Younger Muslims were also more likely to approve the statement that Islam is compatible with British society.

Some 73 percent of those aged 18 to 34 agreed with the statement, compared to 71 percent aged over 55.

British Muslims’ attitudes towards Islamic extremists and the UK intelligence services were also questioned in the survey.

The survey found opinions of young Muslims who flee to join Islamic State (also known as ISIS, or ISIL) in Syria are mixed.

Some 11 percent of Muslim women said they had “a lot of sympathy” for young jihadists, while the same figure was 5 percent for men.

The majority of British Muslims expressed “no sympathy” with young jihadists.

When non-Muslims were asked the same question, 4 percent of men and women expressed sympathy for those joining extremist groups.

Both Muslims and non-Muslims in the UK were more likely to see families as being responsible for preventing young people absconding to Syria.

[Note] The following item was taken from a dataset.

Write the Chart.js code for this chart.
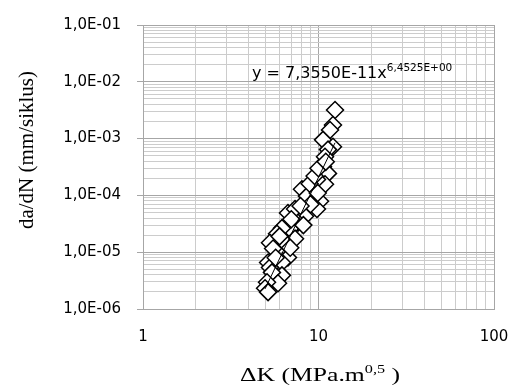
<!DOCTYPE html>
<html>
<head>
<meta charset="utf-8">
<script src="https://cdn.jsdelivr.net/npm/chart.js@4/dist/chart.umd.min.js"></script>
<style>
  html, body { margin: 0; padding: 0; background: #fff; }
  #chart { display: block; }
</style>
</head>
<body>
<canvas id="chart" width="515" height="386"></canvas>
<script>
// ΔK (MPa.m^0,5) and da/dN (mm/siklus)
const deltaK = [12.42, 12.09, 11.63, 10.61, 12.09, 11.33, 10.89, 10.61, 11.33, 10.89,
  9.80, 9.30, 8.05, 8.60, 10.20, 9.80, 8.38, 6.70, 7.35, 7.64,
  6.88, 6.19, 5.80, 7.35, 6.44, 5.29, 5.51, 6.70, 6.19, 5.16,
  5.29, 6.19, 5.43, 5.88, 5.09, 4.96, 5.16, 8.90, 9.50, 10.0,
  9.00, 7.90, 6.00, 6.90, 5.70, 8.20, 7.00, 11.0, 9.90];
const dadN = [3.18e-3, 1.74e-3, 1.42e-3, 9.5e-4, 7.2e-4, 6.4e-4, 4.8e-4, 3.2e-4, 2.44e-4, 1.57e-4,
  1.91e-4, 1.28e-4, 1.28e-4, 9.7e-5, 7.9e-5, 5.75e-5, 4.3e-5, 4.9e-5, 5.75e-5, 3.3e-5,
  2.58e-5, 2.65e-5, 2.11e-5, 1.73e-5, 1.47e-5, 1.47e-5, 1.16e-5, 8.05e-6, 6.59e-6, 6.59e-6,
  5.39e-6, 3.91e-6, 4.41e-6, 2.84e-6, 2.95e-6, 2.32e-6, 1.98e-6, 1.6e-4, 2.2e-4, 3.0e-4,
  7.0e-5, 6.5e-5, 1.9e-5, 1.2e-5, 8.0e-6, 3.0e-5, 3.8e-5, 3.9e-4, 1.1e-4];

// power trendline end points (y = 7,3550E-11 x^6,4525)
const trendK = [4.96, 12.42];
const trendDadN = [2.26e-6, 8.44e-4];

// axes
const xTicks = [1, 2, 3, 4, 5, 6, 7, 8, 9, 10, 20, 30, 40, 50, 60, 70, 80, 90, 100];
const xLabels = ['1', '10', '100'];
const xMajors = [1, 10, 100];
const yDecades = [1e-6, 1e-5, 1e-4, 1e-3, 1e-2, 1e-1];
const yLabels = ['1,0E-06', '1,0E-05', '1,0E-04', '1,0E-03', '1,0E-02', '1,0E-01'];
const ySteps = [1, 2, 3, 4, 5, 6, 7, 8, 9];

const yTitle = 'da/dN (mm/siklus)';
const xTitle = ['ΔK (MPa.m', '0,5', ' )'];
const equation = ['y = 7,3550E-11x', '6,4525E+00'];

const yTicks = [];
yDecades.slice(0, -1).forEach(d => ySteps.forEach(s => yTicks.push(s * d)));
yTicks.push(yDecades[yDecades.length - 1]);

const isDecade = v => Math.abs(Math.log10(v) - Math.round(Math.log10(v))) < 1e-6;
const MAJOR = '#a6a6a6';
const MINOR = '#cccccc';

const textPlugin = {
  id: 'texts',
  afterDraw(chart) {
    const ctx = chart.ctx;

    // y title
    ctx.save();
    ctx.fillStyle = '#000';
    ctx.translate(27, 150);
    ctx.rotate(-Math.PI / 2);
    ctx.font = '21px "Liberation Serif"';
    ctx.textAlign = 'center';
    ctx.textBaseline = 'middle';
    ctx.fillText(yTitle, 0, 0);
    ctx.restore();

    // x title, stretched like the source
    ctx.save();
    ctx.fillStyle = '#000';
    ctx.textBaseline = 'alphabetic';
    const sx = 1.35;
    const big = '19px "Liberation Serif"';
    const small = '12px "Liberation Serif"';
    ctx.font = big;
    const w1 = ctx.measureText(xTitle[0]).width;
    const w3 = ctx.measureText(xTitle[2]).width;
    ctx.font = small;
    const w2 = ctx.measureText(xTitle[1]).width;
    const total = (w1 + w2 + w3) * sx;
    ctx.translate(320 - total / 2, 381);
    ctx.scale(sx, 1);
    ctx.font = big;
    ctx.fillText(xTitle[0], 0, 0);
    ctx.font = small;
    ctx.fillText(xTitle[1], w1, -8);
    ctx.font = big;
    ctx.fillText(xTitle[2], w1 + w2, 0);
    ctx.restore();

    // trendline equation
    ctx.save();
    ctx.fillStyle = '#000';
    ctx.textBaseline = 'alphabetic';
    ctx.font = '16px "DejaVu Sans"';
    ctx.fillText(equation[0], 252, 78);
    const we = ctx.measureText(equation[0]).width;
    ctx.font = '10.5px "DejaVu Sans"';
    ctx.fillText(equation[1], 252 + we, 71);
    ctx.restore();
  }
};

new Chart(document.getElementById('chart'), {
  type: 'scatter',
  data: {
    datasets: [
      {
        label: 'trend',
        data: trendK.map((k, i) => ({ x: k, y: trendDadN[i] })),
        showLine: true,
        borderColor: '#000',
        borderWidth: 1,
        pointRadius: 0,
        order: 0
      },
      {
        label: 'data',
        data: deltaK.map((k, i) => ({ x: k, y: dadN[i] })),
        pointStyle: 'rectRot',
        pointRadius: 8.5,
        pointBorderWidth: 1.5,
        pointBorderColor: '#000',
        pointBackgroundColor: '#fff',
        order: 1
      }
    ]
  },
  options: {
    responsive: false,
    animation: false,
    layout: { padding: { top: 22, right: 21, left: 0, bottom: 0 } },
    plugins: {
      legend: { display: false },
      tooltip: { enabled: false }
    },
    scales: {
      x: {
        type: 'logarithmic',
        min: 1,
        max: 100,
        afterBuildTicks: s => { s.ticks = xTicks.map(v => ({ value: v, major: isDecade(v) })); },
        afterFit: s => { s.height = 77; },
        ticks: {
          autoSkip: false,
          maxRotation: 0,
          padding: 0,
          color: '#000',
          font: { family: 'DejaVu Sans', size: 15 },
          callback: v => {
            const i = xMajors.findIndex(m => Math.abs(v / m - 1) < 1e-6);
            return i >= 0 ? xLabels[i] : '';
          }
        },
        grid: {
          tickLength: 19,
          tickColor: 'rgba(0,0,0,0)',
          color: c => (isDecade(c.tick.value) ? MAJOR : MINOR),
          lineWidth: 1
        },
        border: { color: MAJOR }
      },
      y: {
        type: 'logarithmic',
        min: 1e-6,
        max: 1e-1,
        afterBuildTicks: s => { s.ticks = yTicks.map(v => ({ value: v, major: isDecade(v) })); },
        afterFit: s => { s.width = 143; },
        ticks: {
          autoSkip: false,
          padding: 16,
          color: '#000',
          font: { family: 'DejaVu Sans', size: 15 },
          callback: v => {
            const i = yDecades.findIndex(d => Math.abs(v / d - 1) < 1e-6);
            return i >= 0 ? yLabels[i] : '';
          }
        },
        grid: {
          tickLength: 6,
          color: c => (isDecade(c.tick.value) ? MAJOR : MINOR),
          tickColor: c => (isDecade(c.tick.value) ? MAJOR : 'rgba(0,0,0,0)'),
          lineWidth: 1
        },
        border: { color: MAJOR }
      }
    }
  },
  plugins: [textPlugin]
});
</script>
</body>
</html>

Sky News said the survey is the first of its kind, setting out to determine what Muslims and non-Muslims think about controversial issues relating to radicalization, security and prejudice.

Some 39 percent of Muslims believe “the actions of police and MI5 contribute to the radicalization” of youth, the poll found.

The high levels of distrust towards British police and intelligence services could be related to disproportionate police interference in black and Asian communities.

According to a report by the Equality and Human Rights Commission, black people were six and a half times more likely to be stopped by police on suspicion of links to terrorism in 2008/09.

Asian people were five times more likely to be stopped under section 44 of the Terrorism Act, a law which has since been repealed.

A separate report published last year by researchers at Bristol University found Muslims face the worst job discrimination of any minority in the UK.